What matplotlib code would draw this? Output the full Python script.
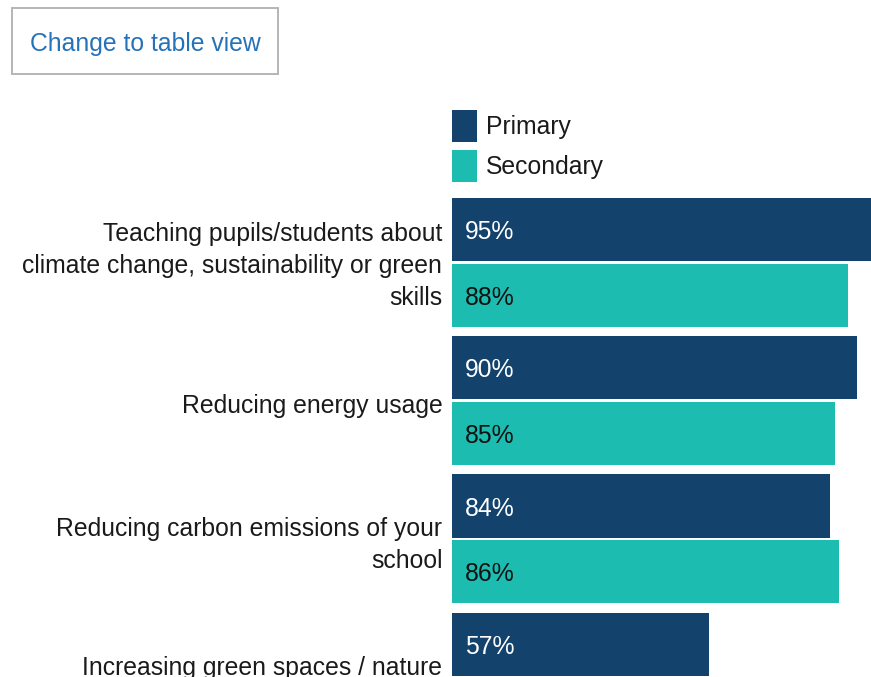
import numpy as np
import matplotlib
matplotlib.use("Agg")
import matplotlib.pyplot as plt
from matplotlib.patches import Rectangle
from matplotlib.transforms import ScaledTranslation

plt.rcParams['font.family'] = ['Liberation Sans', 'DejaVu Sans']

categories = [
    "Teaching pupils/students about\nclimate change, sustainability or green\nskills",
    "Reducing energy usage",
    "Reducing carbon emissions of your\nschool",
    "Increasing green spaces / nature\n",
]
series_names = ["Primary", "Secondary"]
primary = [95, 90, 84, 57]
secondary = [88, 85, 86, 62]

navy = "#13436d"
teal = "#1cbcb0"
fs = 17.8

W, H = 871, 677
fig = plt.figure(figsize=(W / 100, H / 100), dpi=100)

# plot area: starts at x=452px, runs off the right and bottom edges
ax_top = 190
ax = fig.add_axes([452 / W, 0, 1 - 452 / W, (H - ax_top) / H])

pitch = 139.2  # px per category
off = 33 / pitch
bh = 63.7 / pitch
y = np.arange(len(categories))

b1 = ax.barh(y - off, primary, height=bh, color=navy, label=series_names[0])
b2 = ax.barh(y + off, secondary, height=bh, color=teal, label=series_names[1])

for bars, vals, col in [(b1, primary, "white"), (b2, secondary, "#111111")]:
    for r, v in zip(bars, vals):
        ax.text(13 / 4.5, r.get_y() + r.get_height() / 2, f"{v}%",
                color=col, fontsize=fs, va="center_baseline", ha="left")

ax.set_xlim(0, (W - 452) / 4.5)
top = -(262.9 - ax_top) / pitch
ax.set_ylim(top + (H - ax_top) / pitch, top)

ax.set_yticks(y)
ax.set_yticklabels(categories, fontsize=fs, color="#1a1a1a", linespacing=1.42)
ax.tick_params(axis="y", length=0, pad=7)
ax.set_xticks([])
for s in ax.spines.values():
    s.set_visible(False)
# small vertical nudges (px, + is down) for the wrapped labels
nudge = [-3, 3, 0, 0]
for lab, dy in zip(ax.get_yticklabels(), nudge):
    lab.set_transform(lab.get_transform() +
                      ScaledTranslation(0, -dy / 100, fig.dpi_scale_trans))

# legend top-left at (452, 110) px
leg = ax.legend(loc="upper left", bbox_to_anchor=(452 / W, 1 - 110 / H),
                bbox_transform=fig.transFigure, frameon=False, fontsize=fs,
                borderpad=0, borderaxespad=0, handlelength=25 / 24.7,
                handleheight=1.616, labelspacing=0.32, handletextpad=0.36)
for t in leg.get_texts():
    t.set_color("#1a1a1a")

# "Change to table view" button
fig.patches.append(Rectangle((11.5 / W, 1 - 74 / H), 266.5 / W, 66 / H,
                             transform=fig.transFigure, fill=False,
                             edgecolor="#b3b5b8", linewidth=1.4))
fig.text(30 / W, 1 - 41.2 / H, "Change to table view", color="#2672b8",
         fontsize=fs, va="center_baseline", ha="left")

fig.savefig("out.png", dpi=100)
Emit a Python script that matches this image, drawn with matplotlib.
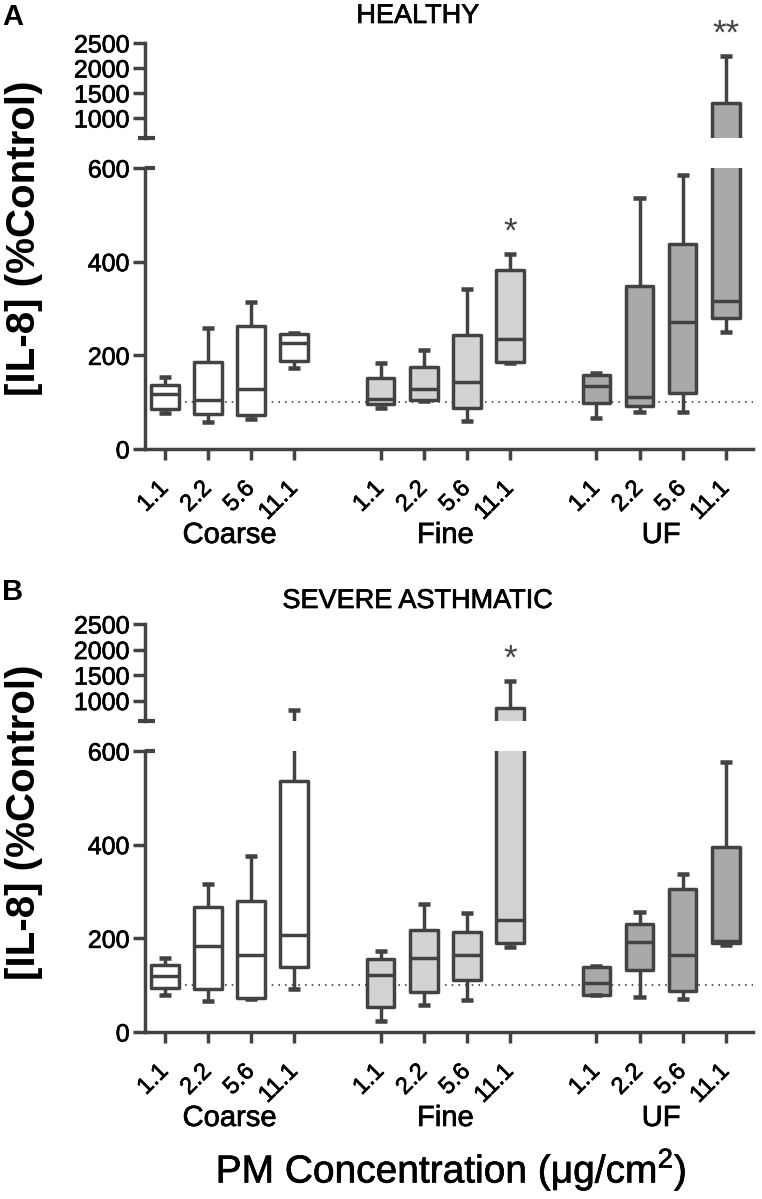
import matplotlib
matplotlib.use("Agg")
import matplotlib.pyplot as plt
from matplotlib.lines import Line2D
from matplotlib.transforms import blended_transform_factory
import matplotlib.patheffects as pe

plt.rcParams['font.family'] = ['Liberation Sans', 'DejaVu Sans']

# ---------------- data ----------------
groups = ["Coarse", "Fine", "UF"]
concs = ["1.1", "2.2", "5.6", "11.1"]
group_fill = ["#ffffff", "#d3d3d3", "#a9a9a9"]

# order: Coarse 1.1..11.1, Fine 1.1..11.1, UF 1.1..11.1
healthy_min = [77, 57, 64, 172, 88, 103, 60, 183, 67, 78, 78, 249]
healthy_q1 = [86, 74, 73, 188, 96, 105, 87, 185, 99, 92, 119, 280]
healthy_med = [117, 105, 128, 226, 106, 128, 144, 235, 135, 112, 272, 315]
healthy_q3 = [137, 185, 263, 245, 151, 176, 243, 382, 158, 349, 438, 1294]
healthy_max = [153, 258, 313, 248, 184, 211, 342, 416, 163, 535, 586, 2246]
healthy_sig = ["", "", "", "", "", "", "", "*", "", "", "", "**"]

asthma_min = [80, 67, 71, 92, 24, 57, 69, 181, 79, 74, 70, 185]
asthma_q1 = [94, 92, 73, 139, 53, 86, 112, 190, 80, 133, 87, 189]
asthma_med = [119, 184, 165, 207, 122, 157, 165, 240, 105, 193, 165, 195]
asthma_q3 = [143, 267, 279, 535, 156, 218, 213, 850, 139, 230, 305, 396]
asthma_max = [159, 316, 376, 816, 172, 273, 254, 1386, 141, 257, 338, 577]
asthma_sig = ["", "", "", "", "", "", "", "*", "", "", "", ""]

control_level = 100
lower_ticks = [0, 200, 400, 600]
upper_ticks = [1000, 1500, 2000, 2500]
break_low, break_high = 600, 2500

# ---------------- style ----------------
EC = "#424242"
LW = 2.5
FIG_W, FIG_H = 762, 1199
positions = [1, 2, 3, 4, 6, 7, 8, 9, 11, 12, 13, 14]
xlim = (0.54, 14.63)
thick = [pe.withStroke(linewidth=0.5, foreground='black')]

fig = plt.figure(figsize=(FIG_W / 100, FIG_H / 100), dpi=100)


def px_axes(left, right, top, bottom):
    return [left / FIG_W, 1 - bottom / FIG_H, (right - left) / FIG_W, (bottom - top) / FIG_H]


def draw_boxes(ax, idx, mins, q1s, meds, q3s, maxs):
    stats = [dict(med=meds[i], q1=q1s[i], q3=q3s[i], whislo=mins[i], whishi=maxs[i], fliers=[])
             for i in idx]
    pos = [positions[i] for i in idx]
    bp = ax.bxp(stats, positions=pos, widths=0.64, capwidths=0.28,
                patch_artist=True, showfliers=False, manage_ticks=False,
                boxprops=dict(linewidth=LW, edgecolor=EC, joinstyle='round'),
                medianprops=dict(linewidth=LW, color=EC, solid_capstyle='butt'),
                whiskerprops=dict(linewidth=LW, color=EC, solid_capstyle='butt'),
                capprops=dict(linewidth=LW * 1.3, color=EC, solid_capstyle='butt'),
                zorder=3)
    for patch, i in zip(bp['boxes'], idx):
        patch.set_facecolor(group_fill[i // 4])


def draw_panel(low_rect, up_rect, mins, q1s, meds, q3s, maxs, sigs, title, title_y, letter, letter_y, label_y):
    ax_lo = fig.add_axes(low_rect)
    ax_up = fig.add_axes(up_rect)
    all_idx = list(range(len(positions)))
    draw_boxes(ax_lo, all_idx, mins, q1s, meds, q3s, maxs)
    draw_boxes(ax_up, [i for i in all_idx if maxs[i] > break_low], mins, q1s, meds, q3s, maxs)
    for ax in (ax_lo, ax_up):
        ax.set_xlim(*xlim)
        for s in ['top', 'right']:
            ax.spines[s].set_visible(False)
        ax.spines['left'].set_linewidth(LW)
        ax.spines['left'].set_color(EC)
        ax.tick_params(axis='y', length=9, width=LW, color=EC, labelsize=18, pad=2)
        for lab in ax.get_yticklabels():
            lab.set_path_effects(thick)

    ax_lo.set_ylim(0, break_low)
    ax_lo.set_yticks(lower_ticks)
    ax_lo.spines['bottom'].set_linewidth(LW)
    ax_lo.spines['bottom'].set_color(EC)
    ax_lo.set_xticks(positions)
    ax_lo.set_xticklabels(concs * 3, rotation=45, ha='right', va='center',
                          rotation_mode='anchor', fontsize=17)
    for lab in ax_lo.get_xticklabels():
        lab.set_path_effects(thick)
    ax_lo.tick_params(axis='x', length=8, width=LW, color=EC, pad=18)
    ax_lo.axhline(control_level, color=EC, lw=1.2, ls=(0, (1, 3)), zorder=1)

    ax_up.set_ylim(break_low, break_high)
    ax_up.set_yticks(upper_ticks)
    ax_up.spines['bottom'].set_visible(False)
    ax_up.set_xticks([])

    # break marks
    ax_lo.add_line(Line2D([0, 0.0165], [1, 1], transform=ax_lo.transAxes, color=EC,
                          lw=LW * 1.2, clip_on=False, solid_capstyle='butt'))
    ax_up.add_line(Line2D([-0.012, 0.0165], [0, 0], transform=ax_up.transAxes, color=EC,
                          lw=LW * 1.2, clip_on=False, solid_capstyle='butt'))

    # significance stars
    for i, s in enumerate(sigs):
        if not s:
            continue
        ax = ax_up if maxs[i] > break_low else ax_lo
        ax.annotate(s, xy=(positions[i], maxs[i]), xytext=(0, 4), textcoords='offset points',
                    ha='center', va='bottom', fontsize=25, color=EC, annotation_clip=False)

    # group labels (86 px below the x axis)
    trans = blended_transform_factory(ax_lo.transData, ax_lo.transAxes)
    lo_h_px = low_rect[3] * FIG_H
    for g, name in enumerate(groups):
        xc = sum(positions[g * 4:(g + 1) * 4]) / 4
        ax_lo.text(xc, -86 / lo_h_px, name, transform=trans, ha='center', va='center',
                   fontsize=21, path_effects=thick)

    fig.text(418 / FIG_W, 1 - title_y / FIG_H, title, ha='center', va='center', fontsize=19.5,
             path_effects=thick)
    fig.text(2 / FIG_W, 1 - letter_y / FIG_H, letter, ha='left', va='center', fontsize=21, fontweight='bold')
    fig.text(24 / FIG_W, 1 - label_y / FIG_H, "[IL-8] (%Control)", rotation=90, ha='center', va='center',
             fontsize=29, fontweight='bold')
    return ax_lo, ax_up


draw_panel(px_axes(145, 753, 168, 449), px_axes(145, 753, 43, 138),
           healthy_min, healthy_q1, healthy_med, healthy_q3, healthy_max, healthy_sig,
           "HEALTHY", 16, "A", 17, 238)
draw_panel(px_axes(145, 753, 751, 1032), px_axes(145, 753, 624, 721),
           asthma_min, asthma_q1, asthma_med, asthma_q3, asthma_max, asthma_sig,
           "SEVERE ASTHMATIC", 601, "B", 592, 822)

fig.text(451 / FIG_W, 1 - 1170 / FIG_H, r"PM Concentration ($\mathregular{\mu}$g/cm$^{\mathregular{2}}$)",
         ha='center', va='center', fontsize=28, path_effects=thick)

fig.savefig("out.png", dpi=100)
* * *
Written instruction: Leave the pictures out and repeat exactly the lines from the beginning of the records to the line bearing "secondary = [88, 85, 86, 62]", both ends counted.

The completed task:
What matplotlib code would draw this? Output the full Python script.
import numpy as np
import matplotlib
matplotlib.use("Agg")
import matplotlib.pyplot as plt
from matplotlib.patches import Rectangle
from matplotlib.transforms import ScaledTranslation

plt.rcParams['font.family'] = ['Liberation Sans', 'DejaVu Sans']

categories = [
    "Teaching pupils/students about\nclimate change, sustainability or green\nskills",
    "Reducing energy usage",
    "Reducing carbon emissions of your\nschool",
    "Increasing green spaces / nature\n",
]
series_names = ["Primary", "Secondary"]
primary = [95, 90, 84, 57]
secondary = [88, 85, 86, 62]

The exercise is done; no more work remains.